DATASET CONTENT:
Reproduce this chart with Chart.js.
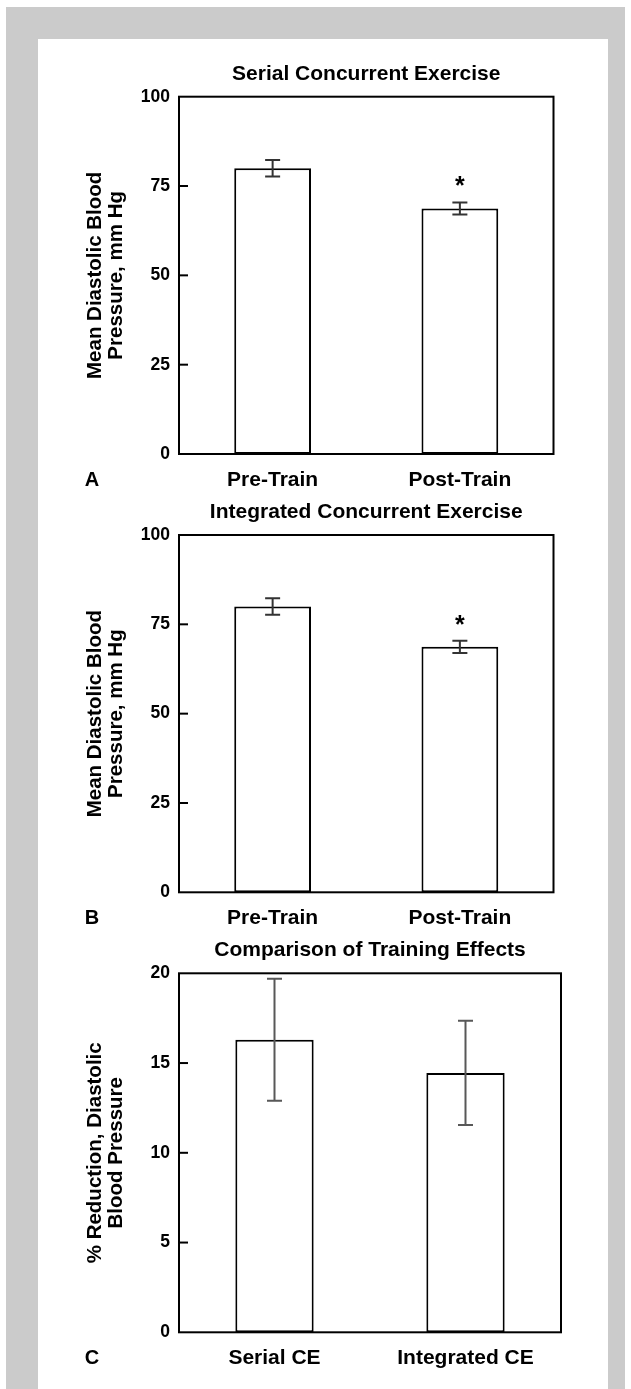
<!DOCTYPE html>
<html>
<head>
<meta charset="utf-8">
<title>Diastolic Blood Pressure and Concurrent Exercise</title>
<script src="https://cdn.jsdelivr.net/npm/chart.js@4.4.1/dist/chart.umd.min.js"></script>
<style>
  html, body { margin: 0; padding: 0; background: #ffffff; }
  body { width: 631px; height: 1389px; position: relative; overflow: hidden; }
  #frame { position: absolute; left: 6px; top: 7px; width: 619px; height: 1382px; background: #cbcbcb; }
  #panel { position: absolute; left: 38px; top: 39px; width: 570px; height: 1350px; background: #ffffff; }
  canvas { position: absolute; left: 38px; }
</style>
</head>
<body>
<div id="frame"></div>
<div id="panel"></div>
<canvas id="chartA" width="570" height="470" style="top:40px"></canvas>
<canvas id="chartB" width="570" height="470" style="top:478px"></canvas>
<canvas id="chartC" width="570" height="472" style="top:917px"></canvas>
<script>
// ---- data ----
const pressureLabels = ['Pre-Train', 'Post-Train'];
const pressureTicks = [0, 25, 50, 75, 100];

const serialPressure = [80, 68.7];
const serialPressureErr = [2.3, 1.7];
const serialSignificant = [false, true];

const integratedPressure = [80, 68.7];
const integratedPressureErr = [2.3, 1.7];
const integratedSignificant = [false, true];

const reductionLabels = ['Serial CE', 'Integrated CE'];
const reductionTicks = [0, 5, 10, 15, 20];
const reductionPercent = [16.3, 14.45];
const reductionPercentErr = [3.4, 2.9];
const reductionSignificant = [false, false];

// ---- styling ----
const FONT = '"Liberation Sans", Arial, Helvetica, sans-serif';
Chart.defaults.font.family = FONT;
Chart.defaults.color = '#000000';

// Box frame, inward y ticks, error bars, significance marks and panel letter
const panelDecor = {
  id: 'panelDecor',
  afterDatasetsDraw(chart, args, opts) {
    const { ctx, chartArea: a } = chart;
    const yScale = chart.scales.y;
    const ds = chart.data.datasets[0];
    const meta = chart.getDatasetMeta(0);
    ctx.save();

    // error bars
    ctx.strokeStyle = opts.errorColor;
    ctx.lineWidth = opts.errorWidth;
    const cap = 7.5;
    meta.data.forEach((bar, i) => {
      const v = ds.data[i], e = ds.errors[i];
      const top = yScale.getPixelForValue(v + e);
      const bot = yScale.getPixelForValue(v - e);
      ctx.beginPath();
      ctx.moveTo(bar.x, top); ctx.lineTo(bar.x, bot);
      ctx.moveTo(bar.x - cap, top); ctx.lineTo(bar.x + cap, top);
      ctx.moveTo(bar.x - cap, bot); ctx.lineTo(bar.x + cap, bot);
      ctx.stroke();
      if (ds.significant[i]) {
        ctx.fillStyle = '#000000';
        ctx.font = 'bold 25px ' + FONT;
        ctx.textAlign = 'center';
        ctx.textBaseline = 'alphabetic';
        ctx.fillText('*', bar.x, top - 8);
      }
    });

    // inward tick marks on the value axis
    ctx.strokeStyle = '#000000';
    ctx.lineWidth = 2;
    yScale.ticks.forEach(t => {
      if (t.value > yScale.min && t.value < yScale.max) {
        const py = yScale.getPixelForValue(t.value);
        ctx.beginPath();
        ctx.moveTo(a.left, py);
        ctx.lineTo(a.left + 9, py);
        ctx.stroke();
      }
    });

    // plot frame
    ctx.strokeRect(a.left, a.top, a.right - a.left, a.bottom - a.top);

    // panel letter
    ctx.fillStyle = '#000000';
    ctx.font = 'bold 20px ' + FONT;
    ctx.textAlign = 'center';
    ctx.textBaseline = 'middle';
    ctx.fillText(opts.letter, opts.letterX, a.bottom + 26);
    ctx.restore();
  }
};

function makeChart(id, cfg) {
  const ticks = cfg.ticks;
  return new Chart(document.getElementById(id), {
    type: 'bar',
    data: {
      labels: cfg.labels,
      datasets: [{
        data: cfg.values,
        errors: cfg.errors,
        significant: cfg.significant,
        backgroundColor: '#ffffff',
        borderColor: '#000000',
        borderWidth: 2,
        borderSkipped: false,
        barPercentage: 0.41,
        categoryPercentage: 1
      }]
    },
    options: {
      responsive: false,
      devicePixelRatio: 1,
      animation: false,
      events: [],
      layout: { padding: { left: 0, right: cfg.padRight, top: 0, bottom: 0 } },
      plugins: {
        legend: { display: false },
        tooltip: { enabled: false },
        title: {
          display: true,
          text: cfg.title,
          fullSize: false,
          color: '#000000',
          font: { size: 21, weight: 'bold', lineHeight: 1.2 },
          padding: { top: cfg.titleCenter - 12.6, bottom: cfg.plotTop - cfg.titleCenter - 12.6 }
        },
        panelDecor: {
          letter: cfg.letter,
          letterX: 54,
          errorColor: cfg.errorColor,
          errorWidth: 2
        }
      },
      scales: {
        x: {
          grid: { display: false, drawTicks: false },
          border: { display: false },
          ticks: { color: '#000000', font: { size: 21, weight: 'bold', lineHeight: 1.2 }, padding: 13.4 },
          afterFit(scale) { scale.height = cfg.canvasHeight - cfg.plotBottom; }
        },
        y: {
          min: ticks[0],
          max: ticks[ticks.length - 1],
          ticks: {
            stepSize: ticks[1] - ticks[0],
            color: '#000000',
            font: { size: 17.5, weight: 'bold' },
            padding: 9
          },
          grid: { display: false, drawTicks: false },
          border: { display: false },
          title: {
            display: true,
            text: cfg.axisTitle,
            color: '#000000',
            font: { size: 20.5, weight: 'bold', lineHeight: 1.05 },
            padding: { top: 46.2, bottom: 0 }
          },
          afterFit(scale) { scale.width = 141; }
        }
      }
    },
    plugins: [panelDecor]
  });
}

makeChart('chartA', {
  labels: pressureLabels, values: serialPressure, errors: serialPressureErr,
  significant: serialSignificant, ticks: pressureTicks,
  title: 'Serial Concurrent Exercise', letter: 'A',
  axisTitle: ['Mean Diastolic Blood', 'Pressure, mm Hg'],
  canvasHeight: 470, plotTop: 56.7, plotBottom: 414, titleCenter: 34, padRight: 54.5,
  errorColor: '#333333'
});

makeChart('chartB', {
  labels: pressureLabels, values: integratedPressure, errors: integratedPressureErr,
  significant: integratedSignificant, ticks: pressureTicks,
  title: 'Integrated Concurrent Exercise', letter: 'B',
  axisTitle: ['Mean Diastolic Blood', 'Pressure, mm Hg'],
  canvasHeight: 470, plotTop: 57, plotBottom: 414.3, titleCenter: 34, padRight: 54.5,
  errorColor: '#333333'
});

makeChart('chartC', {
  labels: reductionLabels, values: reductionPercent, errors: reductionPercentErr,
  significant: reductionSignificant, ticks: reductionTicks,
  title: 'Comparison of Training Effects', letter: 'C',
  axisTitle: ['% Reduction, Diastolic', 'Blood Pressure'],
  canvasHeight: 472, plotTop: 56.3, plotBottom: 415.3, titleCenter: 33.7, padRight: 47,
  errorColor: '#585858'
});
</script>
</body>
</html>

DIRECTIVE:
Transcribe the whole listing, character for character, but not its images.

FINISHED TASK:
Reproduce this chart with Chart.js.
<!DOCTYPE html>
<html>
<head>
<meta charset="utf-8">
<title>Diastolic Blood Pressure and Concurrent Exercise</title>
<script src="https://cdn.jsdelivr.net/npm/chart.js@4.4.1/dist/chart.umd.min.js"></script>
<style>
  html, body { margin: 0; padding: 0; background: #ffffff; }
  body { width: 631px; height: 1389px; position: relative; overflow: hidden; }
  #frame { position: absolute; left: 6px; top: 7px; width: 619px; height: 1382px; background: #cbcbcb; }
  #panel { position: absolute; left: 38px; top: 39px; width: 570px; height: 1350px; background: #ffffff; }
  canvas { position: absolute; left: 38px; }
</style>
</head>
<body>
<div id="frame"></div>
<div id="panel"></div>
<canvas id="chartA" width="570" height="470" style="top:40px"></canvas>
<canvas id="chartB" width="570" height="470" style="top:478px"></canvas>
<canvas id="chartC" width="570" height="472" style="top:917px"></canvas>
<script>
// ---- data ----
const pressureLabels = ['Pre-Train', 'Post-Train'];
const pressureTicks = [0, 25, 50, 75, 100];

const serialPressure = [80, 68.7];
const serialPressureErr = [2.3, 1.7];
const serialSignificant = [false, true];

const integratedPressure = [80, 68.7];
const integratedPressureErr = [2.3, 1.7];
const integratedSignificant = [false, true];

const reductionLabels = ['Serial CE', 'Integrated CE'];
const reductionTicks = [0, 5, 10, 15, 20];
const reductionPercent = [16.3, 14.45];
const reductionPercentErr = [3.4, 2.9];
const reductionSignificant = [false, false];

// ---- styling ----
const FONT = '"Liberation Sans", Arial, Helvetica, sans-serif';
Chart.defaults.font.family = FONT;
Chart.defaults.color = '#000000';

// Box frame, inward y ticks, error bars, significance marks and panel letter
const panelDecor = {
  id: 'panelDecor',
  afterDatasetsDraw(chart, args, opts) {
    const { ctx, chartArea: a } = chart;
    const yScale = chart.scales.y;
    const ds = chart.data.datasets[0];
    const meta = chart.getDatasetMeta(0);
    ctx.save();

    // error bars
    ctx.strokeStyle = opts.errorColor;
    ctx.lineWidth = opts.errorWidth;
    const cap = 7.5;
    meta.data.forEach((bar, i) => {
      const v = ds.data[i], e = ds.errors[i];
      const top = yScale.getPixelForValue(v + e);
      const bot = yScale.getPixelForValue(v - e);
      ctx.beginPath();
      ctx.moveTo(bar.x, top); ctx.lineTo(bar.x, bot);
      ctx.moveTo(bar.x - cap, top); ctx.lineTo(bar.x + cap, top);
      ctx.moveTo(bar.x - cap, bot); ctx.lineTo(bar.x + cap, bot);
      ctx.stroke();
      if (ds.significant[i]) {
        ctx.fillStyle = '#000000';
        ctx.font = 'bold 25px ' + FONT;
        ctx.textAlign = 'center';
        ctx.textBaseline = 'alphabetic';
        ctx.fillText('*', bar.x, top - 8);
      }
    });

    // inward tick marks on the value axis
    ctx.strokeStyle = '#000000';
    ctx.lineWidth = 2;
    yScale.ticks.forEach(t => {
      if (t.value > yScale.min && t.value < yScale.max) {
        const py = yScale.getPixelForValue(t.value);
        ctx.beginPath();
        ctx.moveTo(a.left, py);
        ctx.lineTo(a.left + 9, py);
        ctx.stroke();
      }
    });

    // plot frame
    ctx.strokeRect(a.left, a.top, a.right - a.left, a.bottom - a.top);

    // panel letter
    ctx.fillStyle = '#000000';
    ctx.font = 'bold 20px ' + FONT;
    ctx.textAlign = 'center';
    ctx.textBaseline = 'middle';
    ctx.fillText(opts.letter, opts.letterX, a.bottom + 26);
    ctx.restore();
  }
};

function makeChart(id, cfg) {
  const ticks = cfg.ticks;
  return new Chart(document.getElementById(id), {
    type: 'bar',
    data: {
      labels: cfg.labels,
      datasets: [{
        data: cfg.values,
        errors: cfg.errors,
        significant: cfg.significant,
        backgroundColor: '#ffffff',
        borderColor: '#000000',
        borderWidth: 2,
        borderSkipped: false,
        barPercentage: 0.41,
        categoryPercentage: 1
      }]
    },
    options: {
      responsive: false,
      devicePixelRatio: 1,
      animation: false,
      events: [],
      layout: { padding: { left: 0, right: cfg.padRight, top: 0, bottom: 0 } },
      plugins: {
        legend: { display: false },
        tooltip: { enabled: false },
        title: {
          display: true,
          text: cfg.title,
          fullSize: false,
          color: '#000000',
          font: { size: 21, weight: 'bold', lineHeight: 1.2 },
          padding: { top: cfg.titleCenter - 12.6, bottom: cfg.plotTop - cfg.titleCenter - 12.6 }
        },
        panelDecor: {
          letter: cfg.letter,
          letterX: 54,
          errorColor: cfg.errorColor,
          errorWidth: 2
        }
      },
      scales: {
        x: {
          grid: { display: false, drawTicks: false },
          border: { display: false },
          ticks: { color: '#000000', font: { size: 21, weight: 'bold', lineHeight: 1.2 }, padding: 13.4 },
          afterFit(scale) { scale.height = cfg.canvasHeight - cfg.plotBottom; }
        },
        y: {
          min: ticks[0],
          max: ticks[ticks.length - 1],
          ticks: {
            stepSize: ticks[1] - ticks[0],
            color: '#000000',
            font: { size: 17.5, weight: 'bold' },
            padding: 9
          },
          grid: { display: false, drawTicks: false },
          border: { display: false },
          title: {
            display: true,
            text: cfg.axisTitle,
            color: '#000000',
            font: { size: 20.5, weight: 'bold', lineHeight: 1.05 },
            padding: { top: 46.2, bottom: 0 }
          },
          afterFit(scale) { scale.width = 141; }
        }
      }
    },
    plugins: [panelDecor]
  });
}

makeChart('chartA', {
  labels: pressureLabels, values: serialPressure, errors: serialPressureErr,
  significant: serialSignificant, ticks: pressureTicks,
  title: 'Serial Concurrent Exercise', letter: 'A',
  axisTitle: ['Mean Diastolic Blood', 'Pressure, mm Hg'],
  canvasHeight: 470, plotTop: 56.7, plotBottom: 414, titleCenter: 34, padRight: 54.5,
  errorColor: '#333333'
});

makeChart('chartB', {
  labels: pressureLabels, values: integratedPressure, errors: integratedPressureErr,
  significant: integratedSignificant, ticks: pressureTicks,
  title: 'Integrated Concurrent Exercise', letter: 'B',
  axisTitle: ['Mean Diastolic Blood', 'Pressure, mm Hg'],
  canvasHeight: 470, plotTop: 57, plotBottom: 414.3, titleCenter: 34, padRight: 54.5,
  errorColor: '#333333'
});

makeChart('chartC', {
  labels: reductionLabels, values: reductionPercent, errors: reductionPercentErr,
  significant: reductionSignificant, ticks: reductionTicks,
  title: 'Comparison of Training Effects', letter: 'C',
  axisTitle: ['% Reduction, Diastolic', 'Blood Pressure'],
  canvasHeight: 472, plotTop: 56.3, plotBottom: 415.3, titleCenter: 33.7, padRight: 47,
  errorColor: '#585858'
});
</script>
</body>
</html>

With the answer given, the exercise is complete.